• Task brief:
Transcribe the whole listing without a single picture.

Figure scripts:
____________________
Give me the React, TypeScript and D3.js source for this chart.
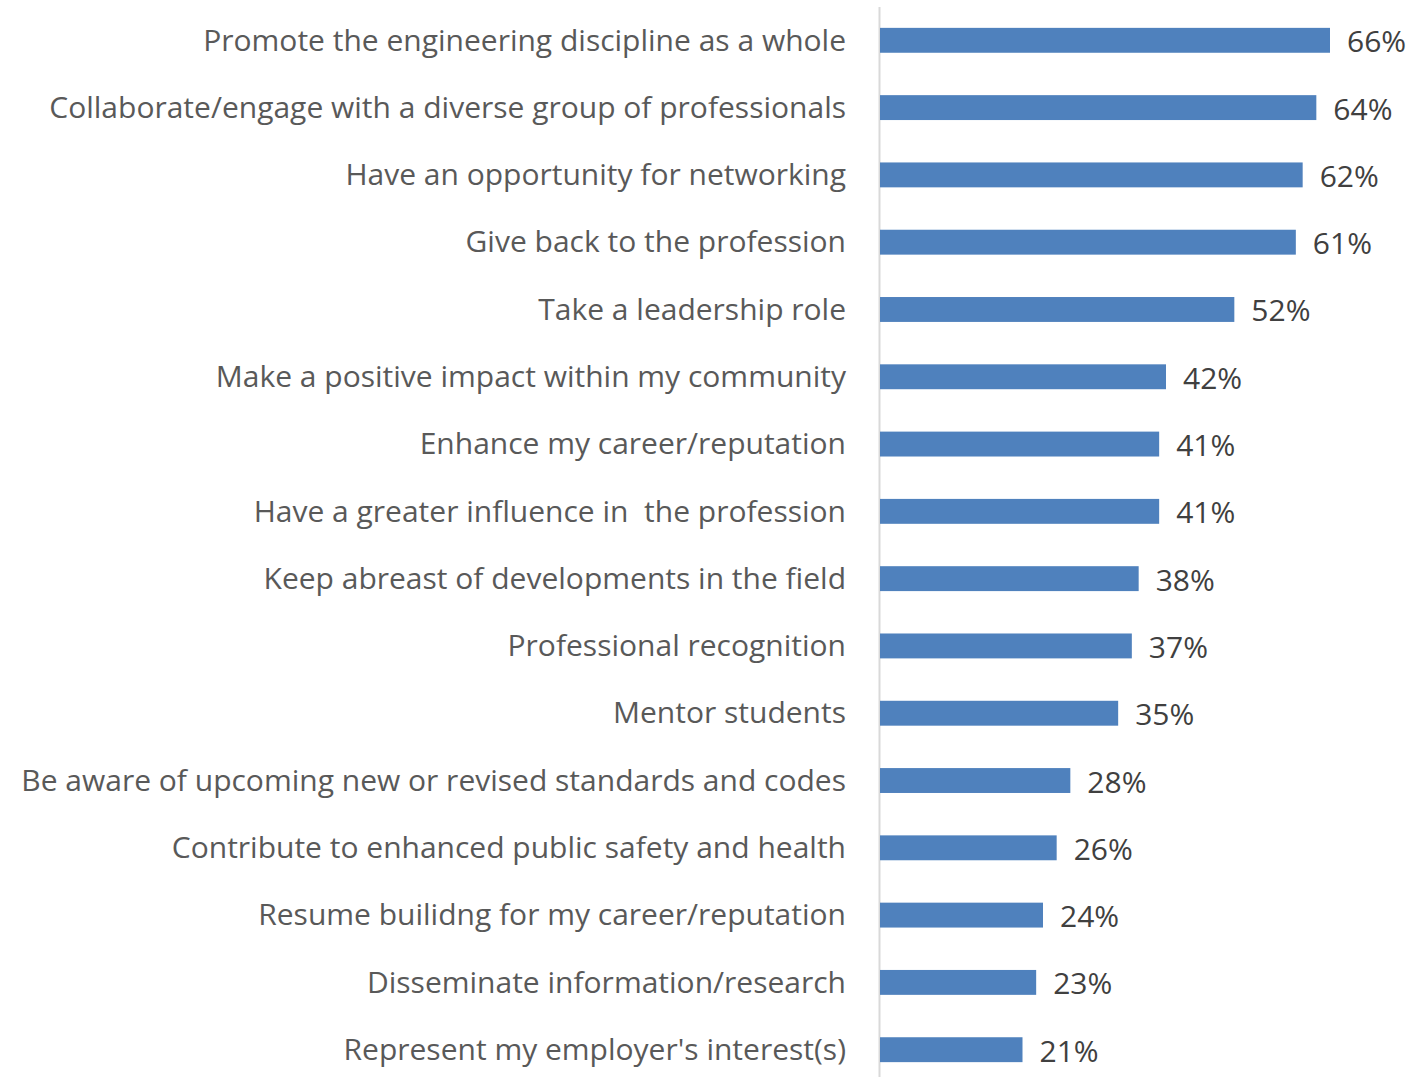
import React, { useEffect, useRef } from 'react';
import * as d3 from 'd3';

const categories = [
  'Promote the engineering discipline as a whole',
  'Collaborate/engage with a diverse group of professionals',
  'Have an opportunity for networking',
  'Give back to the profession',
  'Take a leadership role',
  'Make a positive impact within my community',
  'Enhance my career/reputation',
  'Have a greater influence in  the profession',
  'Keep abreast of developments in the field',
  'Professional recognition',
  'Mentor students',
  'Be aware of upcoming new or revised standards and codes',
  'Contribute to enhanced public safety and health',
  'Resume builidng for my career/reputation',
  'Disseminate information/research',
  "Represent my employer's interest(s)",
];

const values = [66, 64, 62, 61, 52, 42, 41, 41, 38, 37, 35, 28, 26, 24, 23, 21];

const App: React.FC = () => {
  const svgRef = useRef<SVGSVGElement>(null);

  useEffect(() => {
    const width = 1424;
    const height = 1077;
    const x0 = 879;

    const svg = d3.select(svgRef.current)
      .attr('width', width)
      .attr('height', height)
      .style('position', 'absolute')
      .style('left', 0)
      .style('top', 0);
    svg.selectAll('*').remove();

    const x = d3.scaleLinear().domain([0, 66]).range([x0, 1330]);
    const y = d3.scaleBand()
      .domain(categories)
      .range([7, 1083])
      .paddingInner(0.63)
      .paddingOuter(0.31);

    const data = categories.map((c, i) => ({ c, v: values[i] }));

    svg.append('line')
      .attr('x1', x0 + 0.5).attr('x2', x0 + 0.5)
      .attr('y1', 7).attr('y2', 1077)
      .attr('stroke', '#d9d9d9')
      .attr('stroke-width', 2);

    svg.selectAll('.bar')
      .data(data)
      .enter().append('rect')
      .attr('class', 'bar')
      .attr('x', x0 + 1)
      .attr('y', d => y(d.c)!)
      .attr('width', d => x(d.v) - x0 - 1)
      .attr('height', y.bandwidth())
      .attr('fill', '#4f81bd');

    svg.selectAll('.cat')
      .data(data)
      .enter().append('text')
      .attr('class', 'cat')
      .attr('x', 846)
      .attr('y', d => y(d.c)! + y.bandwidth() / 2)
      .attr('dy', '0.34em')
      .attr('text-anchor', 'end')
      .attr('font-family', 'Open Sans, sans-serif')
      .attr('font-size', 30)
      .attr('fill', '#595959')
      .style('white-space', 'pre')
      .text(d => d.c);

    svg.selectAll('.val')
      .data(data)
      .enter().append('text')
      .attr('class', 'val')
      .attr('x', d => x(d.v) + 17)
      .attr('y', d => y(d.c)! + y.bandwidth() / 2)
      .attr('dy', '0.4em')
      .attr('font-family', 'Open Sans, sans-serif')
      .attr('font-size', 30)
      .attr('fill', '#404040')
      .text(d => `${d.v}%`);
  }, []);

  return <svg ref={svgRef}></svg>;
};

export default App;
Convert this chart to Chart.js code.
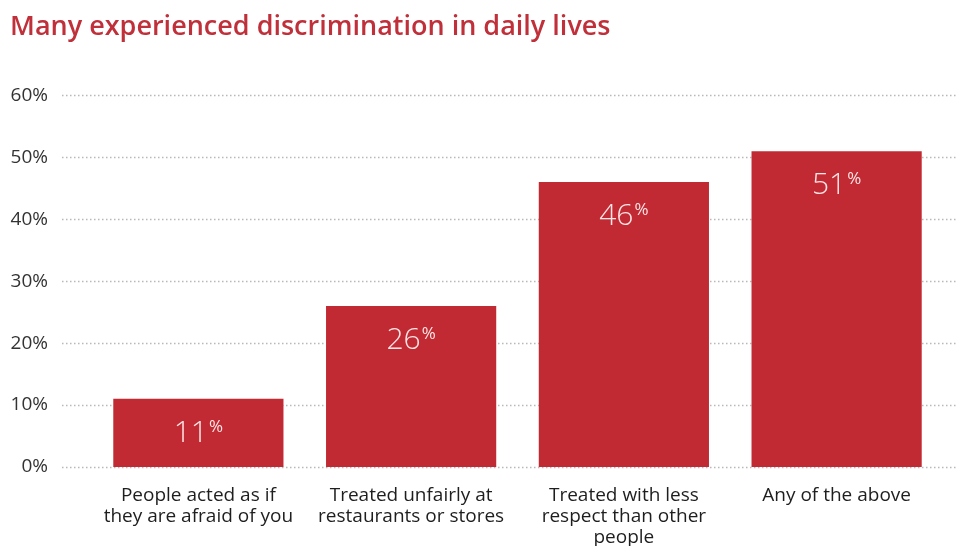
____________________
• Exercise solution:
Give me the React, TypeScript and D3.js source for this chart.
import React, { useEffect, useRef } from 'react';
import * as d3 from 'd3';

const categories = [
  'Promote the engineering discipline as a whole',
  'Collaborate/engage with a diverse group of professionals',
  'Have an opportunity for networking',
  'Give back to the profession',
  'Take a leadership role',
  'Make a positive impact within my community',
  'Enhance my career/reputation',
  'Have a greater influence in  the profession',
  'Keep abreast of developments in the field',
  'Professional recognition',
  'Mentor students',
  'Be aware of upcoming new or revised standards and codes',
  'Contribute to enhanced public safety and health',
  'Resume builidng for my career/reputation',
  'Disseminate information/research',
  "Represent my employer's interest(s)",
];

const values = [66, 64, 62, 61, 52, 42, 41, 41, 38, 37, 35, 28, 26, 24, 23, 21];

const App: React.FC = () => {
  const svgRef = useRef<SVGSVGElement>(null);

  useEffect(() => {
    const width = 1424;
    const height = 1077;
    const x0 = 879;

    const svg = d3.select(svgRef.current)
      .attr('width', width)
      .attr('height', height)
      .style('position', 'absolute')
      .style('left', 0)
      .style('top', 0);
    svg.selectAll('*').remove();

    const x = d3.scaleLinear().domain([0, 66]).range([x0, 1330]);
    const y = d3.scaleBand()
      .domain(categories)
      .range([7, 1083])
      .paddingInner(0.63)
      .paddingOuter(0.31);

    const data = categories.map((c, i) => ({ c, v: values[i] }));

    svg.append('line')
      .attr('x1', x0 + 0.5).attr('x2', x0 + 0.5)
      .attr('y1', 7).attr('y2', 1077)
      .attr('stroke', '#d9d9d9')
      .attr('stroke-width', 2);

    svg.selectAll('.bar')
      .data(data)
      .enter().append('rect')
      .attr('class', 'bar')
      .attr('x', x0 + 1)
      .attr('y', d => y(d.c)!)
      .attr('width', d => x(d.v) - x0 - 1)
      .attr('height', y.bandwidth())
      .attr('fill', '#4f81bd');

    svg.selectAll('.cat')
      .data(data)
      .enter().append('text')
      .attr('class', 'cat')
      .attr('x', 846)
      .attr('y', d => y(d.c)! + y.bandwidth() / 2)
      .attr('dy', '0.34em')
      .attr('text-anchor', 'end')
      .attr('font-family', 'Open Sans, sans-serif')
      .attr('font-size', 30)
      .attr('fill', '#595959')
      .style('white-space', 'pre')
      .text(d => d.c);

    svg.selectAll('.val')
      .data(data)
      .enter().append('text')
      .attr('class', 'val')
      .attr('x', d => x(d.v) + 17)
      .attr('y', d => y(d.c)! + y.bandwidth() / 2)
      .attr('dy', '0.4em')
      .attr('font-family', 'Open Sans, sans-serif')
      .attr('font-size', 30)
      .attr('fill', '#404040')
      .text(d => `${d.v}%`);
  }, []);

  return <svg ref={svgRef}></svg>;
};

export default App;
Convert this chart to Chart.js code.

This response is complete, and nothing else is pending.